Note: Sweet version.
You can also make these sweet. Add 1-2 tbs sugar and a few drops of vanilla extract, and a shake or two of cinnamon after the yolks. It ruins the Judith story, but the kids will like them better.

Note: Farmer Cheese.
Farmer Cheese is a dry loaf of curds. It is dry enough to pick up in the hands, much dryer than cottage cheese. Often it is in the Deli Section instead of the Dairy Case. If you put regular (not creamed) cottage cheese in a strainer you can get some of the liquid out by pressing gently. If the mix turns out too loose, bind it with a little more flour or dry baby rice cereal.

Suggested Wine: Pink Zinfandel

Notes: This is an old Polish Recipe I adapted for Hanukkah. The widow Judith fed the Assyrian General cheese pancakes, that were salty, which made him drink wine, He fell asleep and she killed him, either by cutting off his head or by a stake through the heart. (Stories vary wildly, but that's the way I tell it.) This saved the Jews from certain death at the hands of the Assyrian Army. In any event, pancakes and dairy dishes are traditional at Hanukkah, and I serve some symbolic salt in a dish with the pancakes, along with sweet wine (grape juice in a wine carafe for the children). Actually these pancakes are on the bland side, and a little salt wakes them up.


Apple Sauce

Yield 2 qts
Preparation Time :1:00

Ingredients

  • 2 cups water
  • 6 lb apples quartered
  • 1/2 each lemon
  • 1 dash cinnamon -- to taste
  • 3/4 cup sugar -- to taste

Preparation

  1. In a large heavy pot that has a cover, put the water. Add the quartered apples, unpeeled and uncored. Add the lemon juice if the apples are bland.

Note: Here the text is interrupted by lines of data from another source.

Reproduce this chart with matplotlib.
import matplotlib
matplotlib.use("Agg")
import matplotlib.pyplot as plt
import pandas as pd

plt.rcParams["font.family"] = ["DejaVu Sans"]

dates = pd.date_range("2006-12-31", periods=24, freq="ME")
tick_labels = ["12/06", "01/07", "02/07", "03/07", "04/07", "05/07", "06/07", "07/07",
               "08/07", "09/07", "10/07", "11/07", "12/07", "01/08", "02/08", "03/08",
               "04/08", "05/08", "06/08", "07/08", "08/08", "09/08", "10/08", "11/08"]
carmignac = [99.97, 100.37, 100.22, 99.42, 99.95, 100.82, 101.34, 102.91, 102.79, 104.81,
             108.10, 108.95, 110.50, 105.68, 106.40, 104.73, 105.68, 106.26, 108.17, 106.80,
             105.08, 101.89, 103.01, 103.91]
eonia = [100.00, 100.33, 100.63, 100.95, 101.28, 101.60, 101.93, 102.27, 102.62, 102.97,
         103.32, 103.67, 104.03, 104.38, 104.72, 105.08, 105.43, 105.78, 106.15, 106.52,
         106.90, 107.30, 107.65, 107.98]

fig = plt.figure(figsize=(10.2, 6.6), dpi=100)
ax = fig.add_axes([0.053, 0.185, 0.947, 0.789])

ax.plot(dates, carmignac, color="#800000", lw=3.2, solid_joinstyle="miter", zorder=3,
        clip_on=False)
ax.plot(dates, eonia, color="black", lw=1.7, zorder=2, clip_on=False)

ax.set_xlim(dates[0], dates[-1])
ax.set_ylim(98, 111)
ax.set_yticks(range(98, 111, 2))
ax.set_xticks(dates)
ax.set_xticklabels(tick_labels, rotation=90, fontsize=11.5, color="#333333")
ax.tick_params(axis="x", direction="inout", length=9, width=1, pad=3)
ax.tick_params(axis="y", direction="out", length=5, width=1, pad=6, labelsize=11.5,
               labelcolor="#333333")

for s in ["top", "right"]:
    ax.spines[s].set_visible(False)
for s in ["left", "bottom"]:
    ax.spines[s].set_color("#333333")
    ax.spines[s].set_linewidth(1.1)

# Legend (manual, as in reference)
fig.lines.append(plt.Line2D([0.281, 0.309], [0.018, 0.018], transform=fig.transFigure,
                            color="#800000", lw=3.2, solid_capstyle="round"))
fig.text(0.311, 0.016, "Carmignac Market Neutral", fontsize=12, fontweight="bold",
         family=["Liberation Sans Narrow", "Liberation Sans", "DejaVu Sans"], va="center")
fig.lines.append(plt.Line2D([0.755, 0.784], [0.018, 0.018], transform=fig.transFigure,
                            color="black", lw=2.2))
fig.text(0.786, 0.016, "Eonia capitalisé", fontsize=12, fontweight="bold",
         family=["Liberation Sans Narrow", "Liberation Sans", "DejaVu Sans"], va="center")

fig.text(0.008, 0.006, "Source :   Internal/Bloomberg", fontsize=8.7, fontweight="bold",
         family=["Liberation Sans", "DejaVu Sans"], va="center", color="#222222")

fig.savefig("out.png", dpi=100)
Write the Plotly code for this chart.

  2. On a high flame, cook covered until the apples are soft. Remove cover and let some water cook away,

  3. Using a Foley food mill, or a colander, press the cooked apples through to separate the puree from the skins and seeds.

  4. Heat the puree, and season with cinnamon and sugar as needed.

If you like chunky applesauce, cook the peels and cores and puree them, and add to the cooked chunks. Never throw away the peels and cores as they supply pectin to give the cold sauce a good consistency.

Notes: I like to use a mix of apples, and I have my fruitstore save culls for me. I get about 3 qts in a bag for a dollar. I don't bother to trim minor bruises, but large bruises are discarded. When available, I enjoy a mix of apples and pears which has a spicier flavor. Apple sauce freezes well, so I make large batches.